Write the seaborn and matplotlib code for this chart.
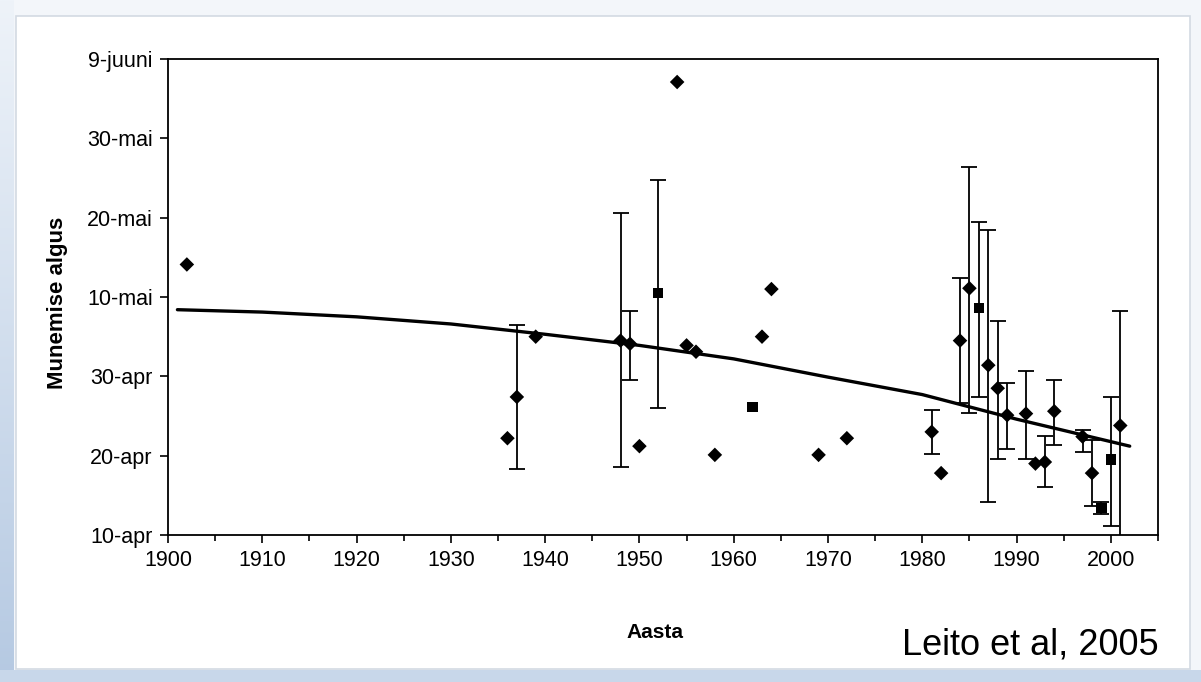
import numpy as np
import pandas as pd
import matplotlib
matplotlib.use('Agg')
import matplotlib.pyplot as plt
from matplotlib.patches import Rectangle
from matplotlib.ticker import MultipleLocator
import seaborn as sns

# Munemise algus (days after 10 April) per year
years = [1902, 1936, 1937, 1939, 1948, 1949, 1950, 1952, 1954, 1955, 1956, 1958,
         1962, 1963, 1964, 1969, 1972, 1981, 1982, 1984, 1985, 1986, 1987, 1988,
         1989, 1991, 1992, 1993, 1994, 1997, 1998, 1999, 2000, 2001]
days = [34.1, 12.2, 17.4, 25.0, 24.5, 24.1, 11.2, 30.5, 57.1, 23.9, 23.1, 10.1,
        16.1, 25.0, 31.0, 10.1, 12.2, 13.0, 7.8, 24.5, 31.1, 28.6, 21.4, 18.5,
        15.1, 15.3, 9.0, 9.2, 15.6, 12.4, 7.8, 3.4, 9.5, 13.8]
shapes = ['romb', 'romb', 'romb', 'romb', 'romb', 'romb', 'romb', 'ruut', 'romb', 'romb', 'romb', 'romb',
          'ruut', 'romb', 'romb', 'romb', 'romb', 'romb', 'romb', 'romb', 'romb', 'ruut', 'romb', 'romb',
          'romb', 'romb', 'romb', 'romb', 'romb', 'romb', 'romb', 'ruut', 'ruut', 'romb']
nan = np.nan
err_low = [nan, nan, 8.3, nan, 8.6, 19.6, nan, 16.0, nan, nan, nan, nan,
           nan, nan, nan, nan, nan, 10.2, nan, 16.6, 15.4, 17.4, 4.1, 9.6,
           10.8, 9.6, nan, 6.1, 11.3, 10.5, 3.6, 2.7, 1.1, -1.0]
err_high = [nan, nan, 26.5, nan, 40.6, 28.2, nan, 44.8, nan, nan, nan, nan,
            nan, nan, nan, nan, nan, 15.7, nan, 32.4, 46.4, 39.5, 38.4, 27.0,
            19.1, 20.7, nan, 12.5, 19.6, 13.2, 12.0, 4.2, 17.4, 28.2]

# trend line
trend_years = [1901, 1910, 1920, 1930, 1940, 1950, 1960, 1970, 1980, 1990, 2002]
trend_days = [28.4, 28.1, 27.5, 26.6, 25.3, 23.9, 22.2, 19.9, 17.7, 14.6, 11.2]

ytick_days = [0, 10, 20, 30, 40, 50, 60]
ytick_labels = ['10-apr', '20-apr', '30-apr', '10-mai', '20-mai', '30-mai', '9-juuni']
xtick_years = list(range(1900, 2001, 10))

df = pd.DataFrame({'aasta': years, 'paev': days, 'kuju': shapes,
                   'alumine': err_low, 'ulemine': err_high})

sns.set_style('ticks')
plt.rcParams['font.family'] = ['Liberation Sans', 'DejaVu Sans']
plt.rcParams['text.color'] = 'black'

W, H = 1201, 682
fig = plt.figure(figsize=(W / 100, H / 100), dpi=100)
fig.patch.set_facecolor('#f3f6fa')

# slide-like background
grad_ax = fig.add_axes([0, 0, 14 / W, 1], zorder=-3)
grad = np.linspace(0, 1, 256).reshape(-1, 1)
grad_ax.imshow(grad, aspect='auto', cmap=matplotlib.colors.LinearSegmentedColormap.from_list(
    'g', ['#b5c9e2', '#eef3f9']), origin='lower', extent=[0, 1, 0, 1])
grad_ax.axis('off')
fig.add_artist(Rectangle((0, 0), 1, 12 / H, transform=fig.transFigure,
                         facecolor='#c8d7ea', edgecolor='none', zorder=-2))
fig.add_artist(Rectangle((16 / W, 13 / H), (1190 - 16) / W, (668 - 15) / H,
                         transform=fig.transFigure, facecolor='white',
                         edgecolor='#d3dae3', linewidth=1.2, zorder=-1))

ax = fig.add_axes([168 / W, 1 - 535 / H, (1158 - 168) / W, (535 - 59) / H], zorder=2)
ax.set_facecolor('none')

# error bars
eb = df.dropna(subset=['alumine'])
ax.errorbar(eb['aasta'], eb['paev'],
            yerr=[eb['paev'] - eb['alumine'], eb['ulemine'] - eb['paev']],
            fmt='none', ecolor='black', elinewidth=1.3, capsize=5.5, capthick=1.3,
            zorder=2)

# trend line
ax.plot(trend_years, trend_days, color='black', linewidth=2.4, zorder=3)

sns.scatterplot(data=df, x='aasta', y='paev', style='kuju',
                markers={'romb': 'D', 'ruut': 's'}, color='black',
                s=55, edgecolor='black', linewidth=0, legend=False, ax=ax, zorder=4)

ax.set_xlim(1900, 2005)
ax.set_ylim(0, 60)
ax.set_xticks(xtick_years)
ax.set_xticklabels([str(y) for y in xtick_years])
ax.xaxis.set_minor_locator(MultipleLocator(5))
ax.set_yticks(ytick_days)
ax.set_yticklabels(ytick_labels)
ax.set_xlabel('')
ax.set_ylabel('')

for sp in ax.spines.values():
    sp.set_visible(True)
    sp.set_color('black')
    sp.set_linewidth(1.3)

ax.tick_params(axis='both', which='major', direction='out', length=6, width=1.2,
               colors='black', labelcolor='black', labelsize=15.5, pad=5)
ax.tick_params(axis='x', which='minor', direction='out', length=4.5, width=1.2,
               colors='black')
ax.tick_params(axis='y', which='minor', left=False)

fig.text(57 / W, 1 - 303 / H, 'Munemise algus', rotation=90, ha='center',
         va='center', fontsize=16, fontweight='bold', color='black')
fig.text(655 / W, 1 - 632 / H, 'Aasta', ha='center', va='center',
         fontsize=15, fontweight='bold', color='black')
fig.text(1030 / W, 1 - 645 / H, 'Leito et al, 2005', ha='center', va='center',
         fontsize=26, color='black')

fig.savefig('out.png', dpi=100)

* * *

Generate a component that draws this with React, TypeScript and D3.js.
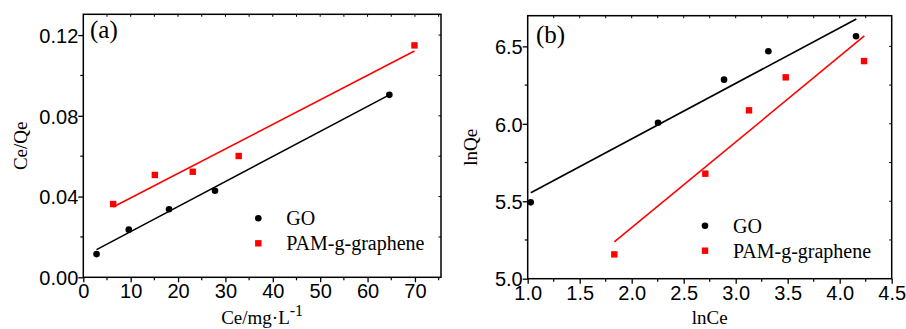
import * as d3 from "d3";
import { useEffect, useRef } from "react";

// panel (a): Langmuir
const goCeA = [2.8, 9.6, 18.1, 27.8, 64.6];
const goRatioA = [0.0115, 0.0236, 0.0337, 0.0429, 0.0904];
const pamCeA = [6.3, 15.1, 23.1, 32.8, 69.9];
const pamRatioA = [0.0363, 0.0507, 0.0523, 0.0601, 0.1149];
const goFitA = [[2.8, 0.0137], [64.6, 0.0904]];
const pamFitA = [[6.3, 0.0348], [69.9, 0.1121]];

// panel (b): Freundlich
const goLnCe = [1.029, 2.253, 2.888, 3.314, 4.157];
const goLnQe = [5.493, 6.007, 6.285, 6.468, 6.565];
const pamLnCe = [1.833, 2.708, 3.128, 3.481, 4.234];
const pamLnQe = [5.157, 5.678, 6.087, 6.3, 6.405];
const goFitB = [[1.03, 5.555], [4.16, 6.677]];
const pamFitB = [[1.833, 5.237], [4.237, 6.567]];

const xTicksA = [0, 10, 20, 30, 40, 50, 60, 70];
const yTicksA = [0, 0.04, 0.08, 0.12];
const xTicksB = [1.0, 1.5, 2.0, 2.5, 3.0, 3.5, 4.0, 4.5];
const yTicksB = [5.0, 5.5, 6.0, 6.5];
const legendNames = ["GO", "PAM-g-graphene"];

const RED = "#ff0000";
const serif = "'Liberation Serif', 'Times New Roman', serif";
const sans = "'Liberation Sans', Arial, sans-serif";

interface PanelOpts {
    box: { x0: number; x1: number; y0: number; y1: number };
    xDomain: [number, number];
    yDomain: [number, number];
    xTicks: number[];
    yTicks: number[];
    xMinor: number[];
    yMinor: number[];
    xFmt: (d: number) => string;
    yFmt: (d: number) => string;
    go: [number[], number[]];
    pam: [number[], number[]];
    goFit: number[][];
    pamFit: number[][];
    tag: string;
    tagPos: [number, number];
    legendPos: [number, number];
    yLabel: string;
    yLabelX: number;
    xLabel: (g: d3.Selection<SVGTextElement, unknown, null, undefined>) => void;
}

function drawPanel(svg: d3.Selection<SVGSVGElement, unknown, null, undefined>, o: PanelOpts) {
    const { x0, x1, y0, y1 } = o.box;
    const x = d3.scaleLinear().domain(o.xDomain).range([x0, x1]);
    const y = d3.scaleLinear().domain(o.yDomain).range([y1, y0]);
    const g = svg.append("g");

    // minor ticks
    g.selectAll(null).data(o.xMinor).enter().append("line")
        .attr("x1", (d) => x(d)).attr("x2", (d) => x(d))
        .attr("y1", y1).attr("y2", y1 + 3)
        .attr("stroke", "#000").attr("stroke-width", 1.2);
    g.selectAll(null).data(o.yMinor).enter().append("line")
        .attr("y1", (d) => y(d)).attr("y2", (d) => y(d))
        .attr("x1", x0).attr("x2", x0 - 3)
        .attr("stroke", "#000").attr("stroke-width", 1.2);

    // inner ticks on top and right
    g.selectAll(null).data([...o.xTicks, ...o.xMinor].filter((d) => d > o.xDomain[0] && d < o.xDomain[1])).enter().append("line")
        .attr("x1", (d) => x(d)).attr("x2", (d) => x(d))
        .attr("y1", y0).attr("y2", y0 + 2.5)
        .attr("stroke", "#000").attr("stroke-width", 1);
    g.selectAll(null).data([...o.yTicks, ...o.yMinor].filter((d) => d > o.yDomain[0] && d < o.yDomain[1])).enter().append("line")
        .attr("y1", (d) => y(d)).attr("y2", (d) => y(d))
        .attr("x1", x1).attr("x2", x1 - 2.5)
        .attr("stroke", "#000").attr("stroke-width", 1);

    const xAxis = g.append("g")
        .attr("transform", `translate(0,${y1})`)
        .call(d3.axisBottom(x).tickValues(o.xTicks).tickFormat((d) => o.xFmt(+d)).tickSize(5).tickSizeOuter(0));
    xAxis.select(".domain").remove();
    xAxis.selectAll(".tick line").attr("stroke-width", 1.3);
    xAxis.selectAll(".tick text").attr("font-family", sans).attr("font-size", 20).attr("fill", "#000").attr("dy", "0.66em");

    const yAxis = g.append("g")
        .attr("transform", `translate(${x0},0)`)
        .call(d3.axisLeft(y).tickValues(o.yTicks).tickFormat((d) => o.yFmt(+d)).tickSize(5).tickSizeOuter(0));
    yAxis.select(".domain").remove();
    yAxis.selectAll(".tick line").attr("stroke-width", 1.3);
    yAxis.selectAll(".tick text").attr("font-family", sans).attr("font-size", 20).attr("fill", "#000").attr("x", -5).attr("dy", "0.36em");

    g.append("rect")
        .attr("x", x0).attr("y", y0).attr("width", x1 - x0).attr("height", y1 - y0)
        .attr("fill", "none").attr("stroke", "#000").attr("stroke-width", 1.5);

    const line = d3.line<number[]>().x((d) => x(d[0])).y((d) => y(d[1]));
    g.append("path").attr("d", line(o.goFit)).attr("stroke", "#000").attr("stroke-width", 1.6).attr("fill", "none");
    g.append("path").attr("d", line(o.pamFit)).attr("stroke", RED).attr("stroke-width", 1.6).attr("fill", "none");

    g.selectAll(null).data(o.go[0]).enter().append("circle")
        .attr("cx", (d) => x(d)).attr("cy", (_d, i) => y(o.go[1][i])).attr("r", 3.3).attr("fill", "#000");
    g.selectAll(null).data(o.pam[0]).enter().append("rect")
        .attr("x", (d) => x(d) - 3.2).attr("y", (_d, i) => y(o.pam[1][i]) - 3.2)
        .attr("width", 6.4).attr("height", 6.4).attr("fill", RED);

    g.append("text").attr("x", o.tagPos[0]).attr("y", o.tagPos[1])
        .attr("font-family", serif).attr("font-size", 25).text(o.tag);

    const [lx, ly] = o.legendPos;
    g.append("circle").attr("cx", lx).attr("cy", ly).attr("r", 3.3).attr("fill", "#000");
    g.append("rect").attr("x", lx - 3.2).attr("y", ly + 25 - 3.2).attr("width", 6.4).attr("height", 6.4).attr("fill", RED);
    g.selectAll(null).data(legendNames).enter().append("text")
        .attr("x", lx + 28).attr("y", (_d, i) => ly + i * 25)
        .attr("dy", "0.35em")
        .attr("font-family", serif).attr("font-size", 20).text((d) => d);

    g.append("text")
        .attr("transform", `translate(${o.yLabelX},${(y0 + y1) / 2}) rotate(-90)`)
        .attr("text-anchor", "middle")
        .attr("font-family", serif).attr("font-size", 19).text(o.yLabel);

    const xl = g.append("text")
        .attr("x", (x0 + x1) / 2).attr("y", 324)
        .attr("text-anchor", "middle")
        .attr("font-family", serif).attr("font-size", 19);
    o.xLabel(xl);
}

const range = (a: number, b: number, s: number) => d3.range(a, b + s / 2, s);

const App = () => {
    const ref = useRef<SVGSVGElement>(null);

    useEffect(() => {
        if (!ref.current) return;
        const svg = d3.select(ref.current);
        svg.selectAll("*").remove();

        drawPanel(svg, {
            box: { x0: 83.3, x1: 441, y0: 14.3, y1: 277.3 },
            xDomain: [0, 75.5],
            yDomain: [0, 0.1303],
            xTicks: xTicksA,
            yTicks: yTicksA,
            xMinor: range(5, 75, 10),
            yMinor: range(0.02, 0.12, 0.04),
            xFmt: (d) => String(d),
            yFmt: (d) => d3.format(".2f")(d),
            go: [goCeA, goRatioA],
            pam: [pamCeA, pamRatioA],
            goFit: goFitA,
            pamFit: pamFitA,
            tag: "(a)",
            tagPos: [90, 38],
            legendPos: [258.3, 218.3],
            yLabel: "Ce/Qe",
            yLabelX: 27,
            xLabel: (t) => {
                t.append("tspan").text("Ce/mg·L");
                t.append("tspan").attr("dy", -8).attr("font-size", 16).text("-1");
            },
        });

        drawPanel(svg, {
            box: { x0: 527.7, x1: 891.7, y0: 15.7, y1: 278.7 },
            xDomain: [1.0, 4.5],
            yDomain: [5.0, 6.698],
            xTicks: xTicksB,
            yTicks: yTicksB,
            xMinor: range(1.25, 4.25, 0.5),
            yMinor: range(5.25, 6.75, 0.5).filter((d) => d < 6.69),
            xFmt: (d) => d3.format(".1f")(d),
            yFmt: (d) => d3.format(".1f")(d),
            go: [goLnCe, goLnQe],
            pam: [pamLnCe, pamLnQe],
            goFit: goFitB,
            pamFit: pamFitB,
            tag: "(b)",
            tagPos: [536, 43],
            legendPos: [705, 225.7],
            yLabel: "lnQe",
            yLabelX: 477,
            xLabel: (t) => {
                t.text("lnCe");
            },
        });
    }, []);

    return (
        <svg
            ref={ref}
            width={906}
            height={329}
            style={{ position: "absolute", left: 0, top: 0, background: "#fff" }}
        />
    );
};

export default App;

Stated problem:
Write down exactly what the lines above say, from the line holding "Write the seaborn" through the line holding "import seaborn as sns", and nothing more. Do not copy the pictures.

Expected answer:
Write the seaborn and matplotlib code for this chart.
import numpy as np
import pandas as pd
import matplotlib
matplotlib.use('Agg')
import matplotlib.pyplot as plt
from matplotlib.patches import Rectangle
from matplotlib.ticker import MultipleLocator
import seaborn as sns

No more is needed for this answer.